REQUEST:
From the entries below, gather every line containing the string "this".
— Start —
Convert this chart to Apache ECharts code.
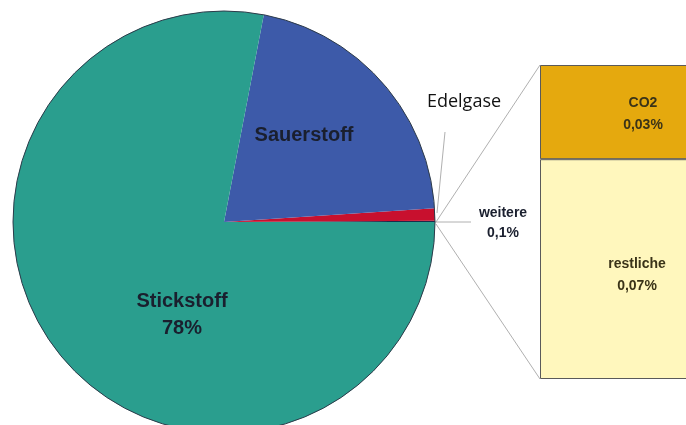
<!DOCTYPE html>
<html><head><meta charset="utf-8">
<script src="https://cdn.jsdelivr.net/npm/echarts@6/dist/echarts.min.js"></script>
<style>html,body{margin:0;padding:0;background:#fff}#c{width:686px;height:425px}</style>
</head><body><div id="c"></div>
<script>
// ---- data ----
const pieNames = ['weitere', 'Edelgase', 'Sauerstoff', 'Stickstoff'];
const pieValues = [0.1, 0.93, 20.95, 78.02];
const pieLabels = ['weitere\n0,1%', 'Edelgase', 'Sauerstoff', 'Stickstoff\n78%'];
const barCategory = ['weitere'];
const barNames = ['restliche', 'CO2'];
const barValues = [0.07, 0.03];
const barLabels = ['restliche\n0,07%', 'CO2\n0,03%'];

// ---- layout / style ----
const CX = 224, CY = 222, R = 211;
const GRID = { left: 540, top: 65, width: 202, height: 314 };
const pieColors = ['#1c2a4a', '#c8102e', '#3d5aa9', '#2a9e8e'];
const barColors = ['#fff7bd', '#e5a90e'];

const labelPos = {
  'Sauerstoff': { x: 304, y: 135 },
  'Stickstoff': { x: 182, y: 315 },
  'Edelgase': { x: 464, y: 102 },
  'weitere': { x: 503, y: 223 }
};
const leaderPts = {
  'Edelgase': [[437, 213], [441, 172], [445, 132]],
  'weitere': [[435, 222], [453, 222], [471, 222]]
};

const chart = echarts.init(document.getElementById('c'), null, { renderer: 'canvas' });

const pieData = pieNames.map((n, i) => {
  const big = (n === 'Sauerstoff' || n === 'Stickstoff');
  const edel = n === 'Edelgase';
  return {
    name: n,
    value: pieValues[i],
    itemStyle: { color: pieColors[i] },
    label: {
      show: true,
      position: big ? 'inside' : 'outside',
      formatter: pieLabels[i],
      color: edel ? '#111' : '#1a1f2e',
      fontFamily: edel ? 'Open Sans' : 'Liberation Sans, Arial, sans-serif',
      fontWeight: edel ? 'normal' : 'bold',
      fontSize: big ? 20 : (edel ? 18 : 14),
      lineHeight: big ? 27 : 20,
      align: 'center'
    },
    labelLine: {
      show: !big,
      lineStyle: { color: '#b0b0b0', width: 1 }
    }
  };
});

const barSeries = barNames.map((n, i) => ({
  name: n,
  type: 'bar',
  stack: 'rest',
  barWidth: '100%',
  data: [barValues[i]],
  itemStyle: { color: barColors[i], borderColor: '#5a5a5a', borderWidth: 1 },
  label: {
    show: true,
    position: 'inside',
    formatter: barLabels[i],
    fontFamily: 'Liberation Sans, Arial, sans-serif',
    fontWeight: 'bold',
    fontSize: 14,
    lineHeight: 22,
    color: '#3a3318',
    offset: n === 'restliche' ? [-4, 6] : [2, 2]
  },
  silent: true
}));

const pieSeries = {
  type: 'pie',
  center: [CX, CY],
  radius: R,
  startAngle: 0,
  clockwise: false,
  minShowLabelAngle: 0,
  avoidLabelOverlap: false,
  silent: true,
  data: pieData,
  labelLayout: function (params) {
    const n = pieNames[params.dataIndex];
    const p = labelPos[n];
    const out = { x: p.x, y: p.y, align: 'center', verticalAlign: 'middle' };
    if (leaderPts[n]) out.labelLinePoints = leaderPts[n];
    return out;
  }
};

// connector lines from pie edge to stacked column corners
const edgeX = CX + R, edgeY = CY;
const graphics = [
  { type: 'circle', shape: { cx: CX, cy: CY, r: R }, style: { fill: 'none', stroke: '#2d3b4a', lineWidth: 1 }, z: 10, silent: true },
  { type: 'line', shape: { x1: edgeX + 1, y1: edgeY, x2: GRID.left, y2: GRID.top }, style: { stroke: '#b0b0b0', lineWidth: 1 }, silent: true },
  { type: 'line', shape: { x1: edgeX + 1, y1: edgeY + 2, x2: GRID.left, y2: GRID.top + GRID.height }, style: { stroke: '#b0b0b0', lineWidth: 1 }, silent: true }
];

chart.setOption({
  animation: false,
  backgroundColor: '#ffffff',
  grid: { left: GRID.left, top: GRID.top, width: GRID.width, height: GRID.height, containLabel: false, outerBoundsMode: 'none' },
  xAxis: { type: 'category', data: barCategory, show: false },
  yAxis: { type: 'value', min: 0, max: 0.1, show: false },
  graphic: graphics,
  series: [pieSeries].concat(barSeries)
});
</script>
</body></html>
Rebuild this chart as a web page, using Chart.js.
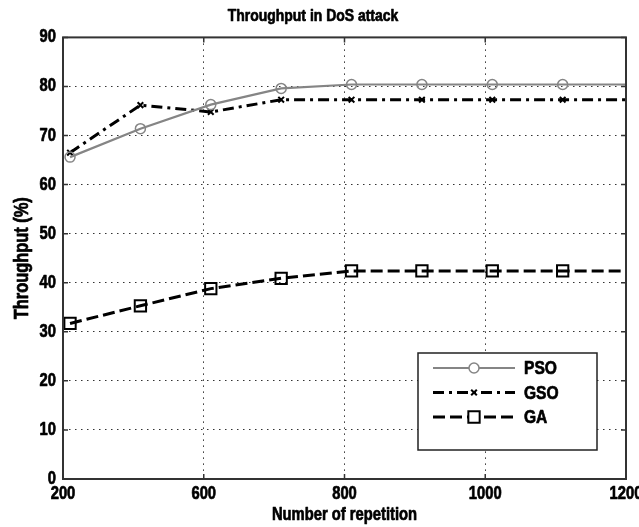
<!DOCTYPE html>
<html>
<head>
<meta charset="utf-8">
<script src="https://cdn.jsdelivr.net/npm/chart.js@4"></script>
<style>
  html, body { margin: 0; padding: 0; background: #fff; }
  #wrap { width: 639px; height: 527px; }
</style>
</head>
<body>
<div id="wrap"><canvas id="chart" width="639" height="527"></canvas></div>
<script>
//data (last point has no marker, line just runs to the edge)
const repetitions = [210, 310, 410, 510, 610, 710, 810, 910, 1000];
const psoValues = [65.6, 71.4, 76.3, 79.6, 80.4, 80.4, 80.4, 80.4, 80.4];
const gsoValues = [66.5, 76.2, 74.8, 77.3, 77.3, 77.3, 77.3, 77.3, 77.3];
const gaValues  = [31.7, 35.3, 38.8, 40.9, 42.4, 42.4, 42.4, 42.4, 42.4];
const markerCount = 8;

//x ticks: where the grid lines sit and what they are labelled with
const xTickPositions = [200, 400, 600, 800, 1000];
const xTickLabels = ["200", "600", "800", "1000", "1200"];
const yTicks = [0, 10, 20, 30, 40, 50, 60, 70, 80, 90];

const FONT = "'Liberation Sans', Arial, sans-serif";

function pts(xs, ys) { return xs.map((x, i) => ({ x: x, y: ys[i] })); }
function markerSize(r) { return c => c.dataIndex < markerCount ? r : 0; }

//the original uses a narrow heavy font, there is none installed so squeeze the text sideways
//and give it a thin outline so it looks as heavy
const narrowText = {
  id: "narrowText",
  beforeInit(chart) {
    const ctx = chart.ctx;
    const fill = ctx.fillText.bind(ctx);
    const stroke = ctx.strokeText.bind(ctx);
    ctx.fillText = function (text, x, y, maxWidth) {
      ctx.save();
      ctx.translate(x, y);
      ctx.scale(0.82, 1);
      if (maxWidth === undefined) fill(text, 0, 0);
      else fill(text, 0, 0, maxWidth / 0.82);
      ctx.setLineDash([]);
      ctx.lineWidth = 0.7;
      ctx.lineJoin = "round";
      ctx.strokeStyle = ctx.fillStyle;
      stroke(text, 0, 0);
      ctx.restore();
    };
  }
};

//box round the plot + little inward ticks + legend box, matlab style
const frameAndLegend = {
  id: "frameAndLegend",
  afterDraw(chart) {
    const ctx = chart.ctx;
    const a = chart.chartArea;
    const xs = chart.scales.x, ys = chart.scales.y;
    ctx.save();
    ctx.strokeStyle = "#333";
    ctx.lineWidth = 2;
    ctx.strokeRect(a.left, a.top, a.right - a.left, a.bottom - a.top);

    ctx.lineWidth = 1.5;
    ctx.beginPath();
    yTicks.forEach(v => {
      const py = ys.getPixelForValue(v);
      ctx.moveTo(a.left, py); ctx.lineTo(a.left + 5, py);
      ctx.moveTo(a.right, py); ctx.lineTo(a.right - 5, py);
    });
    xTickPositions.forEach(v => {
      const px = xs.getPixelForValue(v);
      ctx.moveTo(px, a.bottom); ctx.lineTo(px, a.bottom - 5);
      ctx.moveTo(px, a.top); ctx.lineTo(px, a.top + 5);
    });
    ctx.stroke();

    //legend
    const bw = 179, bh = 97;
    const bx = a.right - 29 - bw, by = a.bottom - 29 - bh;
    ctx.fillStyle = "#fff";
    ctx.fillRect(bx, by, bw, bh);
    ctx.strokeStyle = "#222";
    ctx.lineWidth = 1.5;
    ctx.strokeRect(bx, by, bw, bh);

    chart.data.datasets.forEach((ds, i) => {
      const ry = by + 15 + i * 24.5;
      ctx.save();
      ctx.strokeStyle = ds.borderColor;
      ctx.lineWidth = ds.borderWidth;
      ctx.setLineDash(ds.borderDash || []);
      ctx.beginPath();
      ctx.moveTo(bx + 15, ry);
      ctx.lineTo(bx + 97, ry);
      ctx.stroke();
      ctx.setLineDash([]);
      ctx.strokeStyle = ds.pointBorderColor;
      ctx.fillStyle = "#fff";
      ctx.lineWidth = ds.pointBorderWidth;
      Chart.helpers.drawPoint(ctx, { pointStyle: ds.pointStyle, radius: ds.legendRadius, borderWidth: ds.pointBorderWidth, rotation: 0 }, bx + 56, ry);
      ctx.restore();

      ctx.fillStyle = "#000";
      ctx.font = "bold 19px " + FONT;
      ctx.textAlign = "left";
      ctx.textBaseline = "middle";
      ctx.fillText(ds.label, bx + 106, ry + 1);
    });
    ctx.restore();
  }
};

new Chart(document.getElementById("chart"), {
  type: "line",
  data: {
    datasets: [
      {
        label: "PSO",
        data: pts(repetitions, psoValues),
        borderColor: "#858585",
        borderWidth: 2.2,
        pointStyle: "circle",
        pointRadius: markerSize(5),
        legendRadius: 5,
        pointBorderColor: "#858585",
        pointBackgroundColor: "rgba(255,255,255,0)",
        pointBorderWidth: 1.5,
      },
      {
        label: "GSO",
        data: pts(repetitions, gsoValues),
        borderColor: "#000",
        borderWidth: 3,
        borderDash: [11, 5, 3, 5],
        pointStyle: "crossRot",
        pointRadius: markerSize(4),
        legendRadius: 4,
        pointBorderColor: "#000",
        pointBorderWidth: 2,
      },
      {
        label: "GA",
        data: pts(repetitions, gaValues),
        borderColor: "#000",
        borderWidth: 3,
        borderDash: [12, 5],
        pointStyle: "rect",
        pointRadius: markerSize(8),
        legendRadius: 8,
        pointBorderColor: "#000",
        pointBackgroundColor: "rgba(255,255,255,0)",
        pointBorderWidth: 2,
      },
    ]
  },
  options: {
    responsive: false,
    animation: false,
    layout: { padding: { left: 0, right: 13, top: 0, bottom: 0 } },
    plugins: {
      legend: { display: false },
      tooltip: { enabled: false },
      title: {
        display: true,
        text: "Throughput in DoS attack",
        color: "#000",
        font: { family: FONT, size: 17, weight: "bold" },
        padding: { top: 6, bottom: 11 },
      },
    },
    scales: {
      x: {
        type: "linear",
        min: 200,
        max: 1000,
        afterBuildTicks: s => { s.ticks = xTickPositions.map(v => ({ value: v })); },
        afterFit: s => { s.height = 48; s.paddingLeft = 0; s.paddingRight = 0; },
        ticks: {
          color: "#000",
          padding: 4,
          maxRotation: 0,
          autoSkip: false,
          font: { family: FONT, size: 18, weight: "bold" },
          callback: v => xTickLabels[xTickPositions.indexOf(v)],
        },
        grid: { color: "#333", lineWidth: 1, drawTicks: false },
        border: { display: false, dash: [1.5, 4.5] },
        title: {
          display: true,
          text: "Number of repetition",
          color: "#000",
          font: { family: FONT, size: 18, weight: "bold" },
          padding: { top: 0, bottom: 1 },
        },
      },
      y: {
        min: 0,
        max: 90,
        afterBuildTicks: s => { s.ticks = yTicks.map(v => ({ value: v })); },
        afterFit: s => { s.width = 63; s.paddingTop = 0; s.paddingBottom = 0; },
        ticks: {
          color: "#000",
          padding: 7,
          font: { family: FONT, size: 18, weight: "bold" },
        },
        grid: { color: "#333", lineWidth: 1, drawTicks: false },
        border: { display: false, dash: [1.5, 4.5] },
        title: {
          display: true,
          text: "Throughput (%)",
          color: "#000",
          font: { family: FONT, size: 20, weight: "bold" },
          padding: { top: 10, bottom: 0 },
        },
      },
    },
  },
  plugins: [narrowText, frameAndLegend],
});
</script>
</body>
</html>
— End —
RESULT OF THE TASK:
Convert this chart to Apache ECharts code.
Rebuild this chart as a web page, using Chart.js.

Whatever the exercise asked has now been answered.